What needs to be done - Output every line exactly as written. Leave out pictures.

Dataset section -
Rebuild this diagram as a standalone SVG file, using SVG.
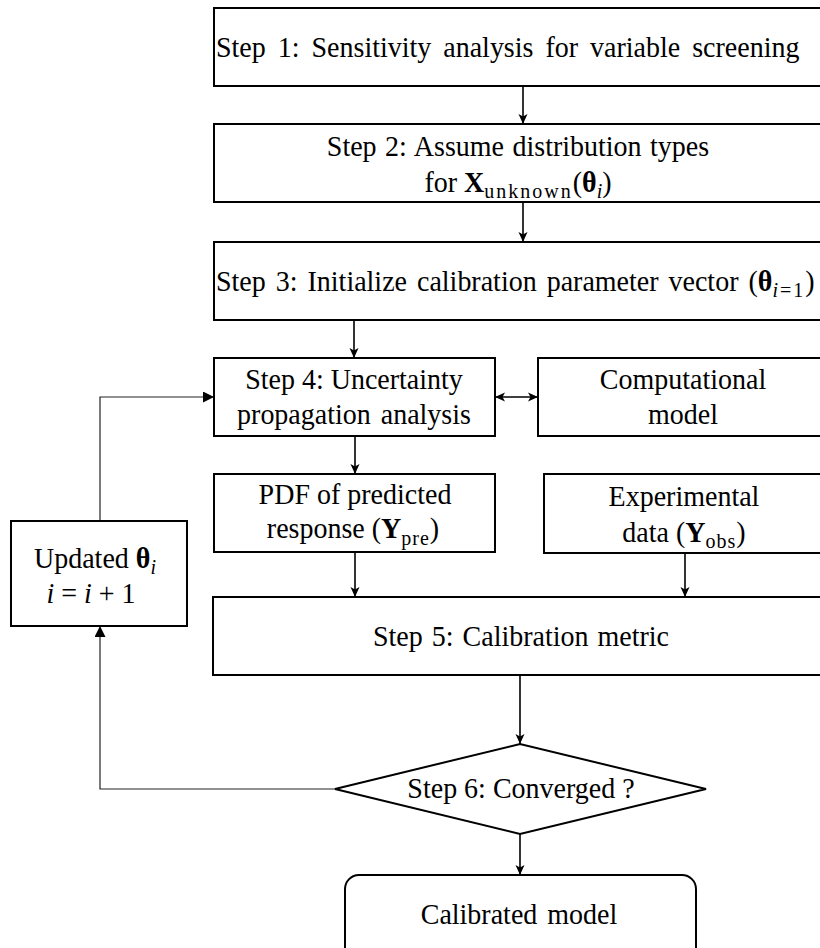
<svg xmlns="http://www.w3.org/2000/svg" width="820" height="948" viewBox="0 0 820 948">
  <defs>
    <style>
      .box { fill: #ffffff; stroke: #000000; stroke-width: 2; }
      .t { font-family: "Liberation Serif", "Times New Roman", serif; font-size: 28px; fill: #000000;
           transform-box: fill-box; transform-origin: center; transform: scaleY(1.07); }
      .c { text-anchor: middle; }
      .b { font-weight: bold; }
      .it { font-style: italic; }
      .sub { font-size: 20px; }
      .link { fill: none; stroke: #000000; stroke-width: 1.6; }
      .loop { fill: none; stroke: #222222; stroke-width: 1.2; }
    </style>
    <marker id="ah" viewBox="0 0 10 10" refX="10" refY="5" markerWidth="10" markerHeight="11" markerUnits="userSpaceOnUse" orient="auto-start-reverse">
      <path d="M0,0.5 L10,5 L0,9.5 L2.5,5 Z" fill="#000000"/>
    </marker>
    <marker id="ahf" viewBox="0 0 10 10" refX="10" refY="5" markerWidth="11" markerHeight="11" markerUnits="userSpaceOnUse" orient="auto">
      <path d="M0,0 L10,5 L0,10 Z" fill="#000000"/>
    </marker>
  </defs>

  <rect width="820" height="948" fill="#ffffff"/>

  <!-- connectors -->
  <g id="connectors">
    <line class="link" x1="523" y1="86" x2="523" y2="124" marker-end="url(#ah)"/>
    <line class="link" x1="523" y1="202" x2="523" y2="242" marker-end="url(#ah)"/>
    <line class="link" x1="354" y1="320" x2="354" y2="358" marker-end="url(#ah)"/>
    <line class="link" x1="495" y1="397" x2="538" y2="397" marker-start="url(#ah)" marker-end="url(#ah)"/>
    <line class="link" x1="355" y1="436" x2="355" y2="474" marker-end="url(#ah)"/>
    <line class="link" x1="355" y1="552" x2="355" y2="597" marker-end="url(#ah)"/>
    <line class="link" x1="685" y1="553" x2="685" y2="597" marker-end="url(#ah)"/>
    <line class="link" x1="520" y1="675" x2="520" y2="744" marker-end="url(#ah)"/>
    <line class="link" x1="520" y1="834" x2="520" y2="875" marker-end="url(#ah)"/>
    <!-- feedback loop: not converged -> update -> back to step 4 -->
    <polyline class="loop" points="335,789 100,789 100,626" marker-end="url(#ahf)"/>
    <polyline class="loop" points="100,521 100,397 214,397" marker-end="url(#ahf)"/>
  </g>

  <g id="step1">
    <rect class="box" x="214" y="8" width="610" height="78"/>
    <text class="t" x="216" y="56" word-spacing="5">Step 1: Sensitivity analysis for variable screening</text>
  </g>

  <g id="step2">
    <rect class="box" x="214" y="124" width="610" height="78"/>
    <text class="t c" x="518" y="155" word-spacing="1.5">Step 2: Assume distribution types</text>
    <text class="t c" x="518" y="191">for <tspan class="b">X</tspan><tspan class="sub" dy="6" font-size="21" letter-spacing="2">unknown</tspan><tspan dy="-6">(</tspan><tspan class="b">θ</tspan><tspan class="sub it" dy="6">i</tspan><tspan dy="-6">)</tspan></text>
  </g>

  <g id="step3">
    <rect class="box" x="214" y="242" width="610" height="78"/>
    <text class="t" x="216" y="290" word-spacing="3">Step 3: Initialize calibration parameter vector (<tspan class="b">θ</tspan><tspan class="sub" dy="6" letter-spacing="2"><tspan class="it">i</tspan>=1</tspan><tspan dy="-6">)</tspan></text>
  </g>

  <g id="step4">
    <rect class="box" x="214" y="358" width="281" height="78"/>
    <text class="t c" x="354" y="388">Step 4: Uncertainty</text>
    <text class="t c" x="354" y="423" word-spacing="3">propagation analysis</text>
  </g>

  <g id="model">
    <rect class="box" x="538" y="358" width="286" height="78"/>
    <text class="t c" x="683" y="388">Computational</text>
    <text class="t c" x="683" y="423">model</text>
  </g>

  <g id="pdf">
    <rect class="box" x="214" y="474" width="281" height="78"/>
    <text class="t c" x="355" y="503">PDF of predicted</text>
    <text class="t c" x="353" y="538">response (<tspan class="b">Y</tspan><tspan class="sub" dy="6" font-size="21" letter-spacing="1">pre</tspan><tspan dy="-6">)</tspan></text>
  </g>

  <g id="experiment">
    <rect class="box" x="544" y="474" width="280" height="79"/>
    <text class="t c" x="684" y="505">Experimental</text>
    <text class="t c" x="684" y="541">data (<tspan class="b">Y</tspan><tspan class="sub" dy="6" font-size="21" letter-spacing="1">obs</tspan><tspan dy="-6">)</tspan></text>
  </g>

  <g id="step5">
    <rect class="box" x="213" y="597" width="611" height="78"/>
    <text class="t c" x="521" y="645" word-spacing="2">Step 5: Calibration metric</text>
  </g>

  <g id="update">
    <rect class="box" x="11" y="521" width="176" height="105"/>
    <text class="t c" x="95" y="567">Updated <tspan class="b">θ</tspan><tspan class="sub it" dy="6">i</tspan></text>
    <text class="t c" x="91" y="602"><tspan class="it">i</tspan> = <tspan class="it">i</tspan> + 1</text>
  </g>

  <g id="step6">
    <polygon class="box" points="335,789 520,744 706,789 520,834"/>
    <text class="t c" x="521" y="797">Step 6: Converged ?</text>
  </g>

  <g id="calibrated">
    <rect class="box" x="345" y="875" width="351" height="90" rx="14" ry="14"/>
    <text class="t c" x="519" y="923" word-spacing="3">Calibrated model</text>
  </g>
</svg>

Finished answer -
Rebuild this diagram as a standalone SVG file, using SVG.
<svg xmlns="http://www.w3.org/2000/svg" width="820" height="948" viewBox="0 0 820 948">
  <defs>
    <style>
      .box { fill: #ffffff; stroke: #000000; stroke-width: 2; }
      .t { font-family: "Liberation Serif", "Times New Roman", serif; font-size: 28px; fill: #000000;
           transform-box: fill-box; transform-origin: center; transform: scaleY(1.07); }
      .c { text-anchor: middle; }
      .b { font-weight: bold; }
      .it { font-style: italic; }
      .sub { font-size: 20px; }
      .link { fill: none; stroke: #000000; stroke-width: 1.6; }
      .loop { fill: none; stroke: #222222; stroke-width: 1.2; }
    </style>
    <marker id="ah" viewBox="0 0 10 10" refX="10" refY="5" markerWidth="10" markerHeight="11" markerUnits="userSpaceOnUse" orient="auto-start-reverse">
      <path d="M0,0.5 L10,5 L0,9.5 L2.5,5 Z" fill="#000000"/>
    </marker>
    <marker id="ahf" viewBox="0 0 10 10" refX="10" refY="5" markerWidth="11" markerHeight="11" markerUnits="userSpaceOnUse" orient="auto">
      <path d="M0,0 L10,5 L0,10 Z" fill="#000000"/>
    </marker>
  </defs>

  <rect width="820" height="948" fill="#ffffff"/>

  <!-- connectors -->
  <g id="connectors">
    <line class="link" x1="523" y1="86" x2="523" y2="124" marker-end="url(#ah)"/>
    <line class="link" x1="523" y1="202" x2="523" y2="242" marker-end="url(#ah)"/>
    <line class="link" x1="354" y1="320" x2="354" y2="358" marker-end="url(#ah)"/>
    <line class="link" x1="495" y1="397" x2="538" y2="397" marker-start="url(#ah)" marker-end="url(#ah)"/>
    <line class="link" x1="355" y1="436" x2="355" y2="474" marker-end="url(#ah)"/>
    <line class="link" x1="355" y1="552" x2="355" y2="597" marker-end="url(#ah)"/>
    <line class="link" x1="685" y1="553" x2="685" y2="597" marker-end="url(#ah)"/>
    <line class="link" x1="520" y1="675" x2="520" y2="744" marker-end="url(#ah)"/>
    <line class="link" x1="520" y1="834" x2="520" y2="875" marker-end="url(#ah)"/>
    <!-- feedback loop: not converged -> update -> back to step 4 -->
    <polyline class="loop" points="335,789 100,789 100,626" marker-end="url(#ahf)"/>
    <polyline class="loop" points="100,521 100,397 214,397" marker-end="url(#ahf)"/>
  </g>

  <g id="step1">
    <rect class="box" x="214" y="8" width="610" height="78"/>
    <text class="t" x="216" y="56" word-spacing="5">Step 1: Sensitivity analysis for variable screening</text>
  </g>

  <g id="step2">
    <rect class="box" x="214" y="124" width="610" height="78"/>
    <text class="t c" x="518" y="155" word-spacing="1.5">Step 2: Assume distribution types</text>
    <text class="t c" x="518" y="191">for <tspan class="b">X</tspan><tspan class="sub" dy="6" font-size="21" letter-spacing="2">unknown</tspan><tspan dy="-6">(</tspan><tspan class="b">θ</tspan><tspan class="sub it" dy="6">i</tspan><tspan dy="-6">)</tspan></text>
  </g>

  <g id="step3">
    <rect class="box" x="214" y="242" width="610" height="78"/>
    <text class="t" x="216" y="290" word-spacing="3">Step 3: Initialize calibration parameter vector (<tspan class="b">θ</tspan><tspan class="sub" dy="6" letter-spacing="2"><tspan class="it">i</tspan>=1</tspan><tspan dy="-6">)</tspan></text>
  </g>

  <g id="step4">
    <rect class="box" x="214" y="358" width="281" height="78"/>
    <text class="t c" x="354" y="388">Step 4: Uncertainty</text>
    <text class="t c" x="354" y="423" word-spacing="3">propagation analysis</text>
  </g>

  <g id="model">
    <rect class="box" x="538" y="358" width="286" height="78"/>
    <text class="t c" x="683" y="388">Computational</text>
    <text class="t c" x="683" y="423">model</text>
  </g>

  <g id="pdf">
    <rect class="box" x="214" y="474" width="281" height="78"/>
    <text class="t c" x="355" y="503">PDF of predicted</text>
    <text class="t c" x="353" y="538">response (<tspan class="b">Y</tspan><tspan class="sub" dy="6" font-size="21" letter-spacing="1">pre</tspan><tspan dy="-6">)</tspan></text>
  </g>

  <g id="experiment">
    <rect class="box" x="544" y="474" width="280" height="79"/>
    <text class="t c" x="684" y="505">Experimental</text>
    <text class="t c" x="684" y="541">data (<tspan class="b">Y</tspan><tspan class="sub" dy="6" font-size="21" letter-spacing="1">obs</tspan><tspan dy="-6">)</tspan></text>
  </g>

  <g id="step5">
    <rect class="box" x="213" y="597" width="611" height="78"/>
    <text class="t c" x="521" y="645" word-spacing="2">Step 5: Calibration metric</text>
  </g>

  <g id="update">
    <rect class="box" x="11" y="521" width="176" height="105"/>
    <text class="t c" x="95" y="567">Updated <tspan class="b">θ</tspan><tspan class="sub it" dy="6">i</tspan></text>
    <text class="t c" x="91" y="602"><tspan class="it">i</tspan> = <tspan class="it">i</tspan> + 1</text>
  </g>

  <g id="step6">
    <polygon class="box" points="335,789 520,744 706,789 520,834"/>
    <text class="t c" x="521" y="797">Step 6: Converged ?</text>
  </g>

  <g id="calibrated">
    <rect class="box" x="345" y="875" width="351" height="90" rx="14" ry="14"/>
    <text class="t c" x="519" y="923" word-spacing="3">Calibrated model</text>
  </g>
</svg>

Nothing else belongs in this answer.